You need to ask yourself, however, are these new laws and regulations really the reason and not simply a more informed public. I wear my seatbelt. Don't give a shit about it being illegal if I don't, I just don't want to die or be brain damaged in a horrific motor vehicle accident. Same goes for air travel. Burning wreckage on CNN for a week straight isn't good for business. People tend to notice and ask questions.
That's really the only beef I have with progressive or leftist mentality. It assumes the American public is too stupid to make informed decisions on their own. I dunno, maybe a lot of folks are too stupid. All I know is that I'm not. I engage or have engaged in a lot of risky behavior, but I blame no one but myself.
Eating greasy, salty fast food 5 times a week isn't good for me? Who would have guessed.
Must be McDonald's fault for making me fat...
The sentiment is valid, the reality is far different.
Most of us wear our seatbelts. Most of us do so not because of the law that says we should but because we don't want to exit the vehicle through the winshield. However. before there were laws mandating seatbelts in every car, few of us would wear our belts and few of us would opt for the "saftey upgrades" when purchasing our vehicle. Why? not because we are a stupid people but because it is the nature of man to believe that bad things won't happen to us and because bad things don't happen to us (we are safer drivers, we are lucky, we have quick reactions), then why bother spending that extra money on those belts?
it was only when each car manufactured had seatbelts that we all took to wearing them regularly. Air bags have saved thousands of lives but even if there were provisions for an airbag equiped car, most would opt instead for the leatherette interior and the flashy 15 inch rims - that is just the way it is. I recall the old days before seatbelts and airbags, only a very few manufacturers even offered such expensive "conveniences". Those were not terribly popular cars. Now, of course, few would even think to buy a car without those 6 airbags but it was government intervention that changed the mentality of drivers. (and of course insurance companies - over the very long run)

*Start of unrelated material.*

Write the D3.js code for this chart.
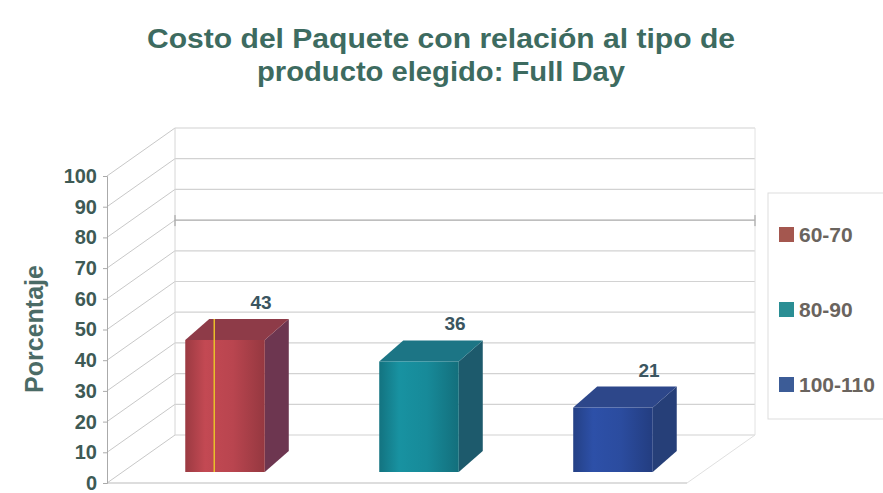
<!DOCTYPE html>
<html>
<head>
<meta charset="utf-8">
<script src="https://cdn.jsdelivr.net/npm/d3@7"></script>
<style>
  body { margin: 0; background: #fff; }
  svg { font-family: Arial, 'Liberation Sans', sans-serif; font-weight: bold; }
</style>
</head>
<body>
<svg id="chart" width="883" height="493"></svg>
<script>
const CATEGORIES = ['60-70', '80-90', '100-110']
const VALUES = [43, 36, 21]
const TICKS = [0, 10, 20, 30, 40, 50, 60, 70, 80, 90, 100]
const TITLE = ['Costo del Paquete con relación al tipo de', 'producto elegido: Full Day']
const Y_LABEL = 'Porcentaje'

const COLORS = {
  front: ['#b9454f', '#178a99', '#2b4c9f'],
  side: ['#6d3650', '#1d5a6c', '#263f78'],
  top: ['#8e3b48', '#1c7585', '#2d478a'],
  legend: ['#a4574f', '#2a8e94', '#3c5c97'],
}

// wall depth (back wall offset) and bar offsets
const DEPTH = { dx: 68, dy: -48 }
const BAR_OFF = { dx: 22, dy: -11 }
const BAR_DEPTH = { dx: 24, dy: -21 }

const svg = d3.select('#chart')

const y = d3.scaleLinear().domain([0, 100]).range([483, 176])
const x = d3.scaleBand().domain(CATEGORIES).range([107, 687])
  .paddingInner(0.59).paddingOuter(0.29)

// title (the source image is a bit stretched sideways)
const TITLE_WIDTHS = [588, 368]
svg.append('g').selectAll('text').data(TITLE).join('text')
  .attr('x', 441).attr('y', (d, i) => 48 + i * 33)
  .attr('text-anchor', 'middle')
  .attr('fill', '#3d6b60')
  .attr('font-size', 27)
  .attr('textLength', (d, i) => TITLE_WIDTHS[i])
  .attr('lengthAdjust', 'spacingAndGlyphs')
  .text(d => d)

// walls
const grid = svg.append('g').attr('fill', 'none')
const x0 = x.range()[0], x1 = x.range()[1]
// back wall gridlines
grid.selectAll('line.back').data(TICKS).join('line')
  .attr('class', 'back')
  .attr('x1', x0 + DEPTH.dx).attr('x2', x1 + DEPTH.dx)
  .attr('y1', d => y(d) + DEPTH.dy).attr('y2', d => y(d) + DEPTH.dy)
  .attr('stroke', d => d === 70 ? '#a8a8a8' : '#d2d2d2')
  .attr('stroke-width', 1.2)
// left wall diagonals
grid.selectAll('line.side').data(TICKS).join('line')
  .attr('class', 'side')
  .attr('x1', x0).attr('x2', x0 + DEPTH.dx)
  .attr('y1', d => y(d)).attr('y2', d => y(d) + DEPTH.dy)
  .attr('stroke', '#c8c8c8')
// wall edges
grid.append('line')
  .attr('x1', x0 + DEPTH.dx).attr('x2', x0 + DEPTH.dx)
  .attr('y1', y(100) + DEPTH.dy).attr('y2', y(0) + DEPTH.dy)
  .attr('stroke', '#d6d6d6')
grid.append('line')
  .attr('x1', x1 + DEPTH.dx).attr('x2', x1 + DEPTH.dx)
  .attr('y1', y(100) + DEPTH.dy).attr('y2', y(0) + DEPTH.dy)
  .attr('stroke', '#e2e2e2')
grid.append('line')
  .attr('x1', x1).attr('x2', x1 + DEPTH.dx)
  .attr('y1', y(0)).attr('y2', y(0) + DEPTH.dy)
  .attr('stroke', '#e0e0e0')
// end tick marks on the 70 line
grid.selectAll('line.endtick').data([x0 + DEPTH.dx, x1 + DEPTH.dx]).join('line')
  .attr('x1', d => d).attr('x2', d => d)
  .attr('y1', y(70) + DEPTH.dy - 5).attr('y2', y(70) + DEPTH.dy + 6)
  .attr('stroke', '#999')

// floor front edge
grid.append('line')
  .attr('x1', x0).attr('x2', x1)
  .attr('y1', y(0)).attr('y2', y(0))
  .attr('stroke', '#bbb')

// y axis
const yAxis = svg.append('g')
  .attr('transform', `translate(${x0},0)`)
  .call(d3.axisLeft(y).tickValues(TICKS).tickSize(4).tickPadding(6))
yAxis.select('.domain').attr('stroke', '#aaa')
yAxis.selectAll('.tick line').attr('stroke', '#aaa')
yAxis.selectAll('.tick text')
  .attr('fill', '#3e5a55')
  .attr('font-size', 20)
  .attr('font-weight', 'bold')
  .attr('font-family', 'Arial, Liberation Sans, sans-serif')

svg.append('text')
  .attr('transform', 'translate(43,329) rotate(-90)')
  .attr('text-anchor', 'middle')
  .attr('fill', '#4b6b66')
  .attr('font-size', 25)
  .text(Y_LABEL)

// gradients for bar fronts
const defs = svg.append('defs')
COLORS.front.forEach((c, i) => {
  const g = defs.append('linearGradient').attr('id', 'grad' + i)
  const col = d3.color(c)
  g.append('stop').attr('offset', '0%').attr('stop-color', col.darker(0.5))
  g.append('stop').attr('offset', '25%').attr('stop-color', col.brighter(0.15))
  g.append('stop').attr('offset', '60%').attr('stop-color', col)
  g.append('stop').attr('offset', '100%').attr('stop-color', col.darker(0.6))
})

// bars
const bars = svg.append('g').selectAll('g').data(VALUES).join('g')
bars.each(function (v, i) {
  const g = d3.select(this)
  const left = x(CATEGORIES[i]) + BAR_OFF.dx
  const right = left + x.bandwidth()
  const top = y(v) + BAR_OFF.dy
  const bottom = y(0) + BAR_OFF.dy
  // side
  g.append('path')
    .attr('d', `M${right},${top}L${right + BAR_DEPTH.dx},${top + BAR_DEPTH.dy}L${right + BAR_DEPTH.dx},${bottom + BAR_DEPTH.dy}L${right},${bottom}Z`)
    .attr('fill', COLORS.side[i])
  // top
  g.append('path')
    .attr('d', `M${left},${top}L${left + BAR_DEPTH.dx},${top + BAR_DEPTH.dy}L${right + BAR_DEPTH.dx},${top + BAR_DEPTH.dy}L${right},${top}Z`)
    .attr('fill', COLORS.top[i])
  // front
  g.append('rect')
    .attr('x', left).attr('y', top)
    .attr('width', x.bandwidth()).attr('height', bottom - top)
    .attr('fill', `url(#grad${i})`)
  // value label
  g.append('text')
    .attr('x', left + x.bandwidth() / 2 + 36)
    .attr('y', top + BAR_DEPTH.dy - 10)
    .attr('text-anchor', 'middle')
    .attr('fill', '#3a5560')
    .attr('font-size', 19)
    .text(v)
})

// yellow stray line on first bar
svg.append('line')
  .attr('x1', x(CATEGORIES[0]) + BAR_OFF.dx + 29)
  .attr('x2', x(CATEGORIES[0]) + BAR_OFF.dx + 29)
  .attr('y1', y(VALUES[0]) + BAR_OFF.dy + BAR_DEPTH.dy)
  .attr('y2', y(0) + BAR_OFF.dy)
  .attr('stroke', '#e8c02a').attr('stroke-width', 1.5)

// legend
const legend = svg.append('g')
legend.append('rect')
  .attr('x', 768).attr('y', 193).attr('width', 130).attr('height', 226)
  .attr('fill', '#fff').attr('stroke', '#ddd')
const items = legend.selectAll('g.item').data(CATEGORIES).join('g')
  .attr('class', 'item')
  .attr('transform', (d, i) => `translate(779,${234 + i * 75})`)
items.append('rect')
  .attr('x', 0).attr('y', -7).attr('width', 15).attr('height', 15)
  .attr('fill', (d, i) => COLORS.legend[i])
items.append('text')
  .attr('x', 20).attr('y', 8)
  .attr('fill', '#6a645e')
  .attr('font-size', 21)
  .text(d => d)
</script>
</body>
</html>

So far as the assumption of the stupidity of the American public is concerned, there is a problem. What you may claim is "stupidity" I will call the bent of mankind. It is not necessarily stupidity but simply how we act in the face of PR, advertisements, ad campaigns and corporate managed culture. We are rarely aware of how we are manipulated but a portion of that very manipulation is that we are induced to believe that we have free will in matters of consumption.
We do not. Corporations spend hundreds of billions of dollars in the manipulation of individual wants/needs/wishes and desires. They would not spend this money if it was not effective.
There are companies that make their money in spotting trends and then vending this information to organizations that amplify and enhance those trends. Focus groups and polls give companies tremendous power over what it is we want and do, eat and wear, drive and purchase and it affects us all to one extent or another.
So, are we stupid? no, but we are the fattest people on earth. Are we fat because we are stupid? Or are companies very very good at creating foods that are difficult to resist and surrounding us with the temptation to eat that food?
Now, that being said, is it Mcdonald's fault for making us fat? that depends. If they spent one billion dollars getting us to try something that they designed to trigger our most primal desires for fat and sugar and salt, then it may be at least partly their fault for "making" us fat.
I know I know, it is hard for anyone to admit that they are not fully in control of themselves but this as well is at least in part the result of PR on a grand scale.
If Mcdonalds didn't make us fat, and we all know that eating too much crap is bad for us, and (as was recently discovered) excercise or the lack thereof has little to do with our ultimate body weight, then why are we more fat now than we ever were in U.S. history?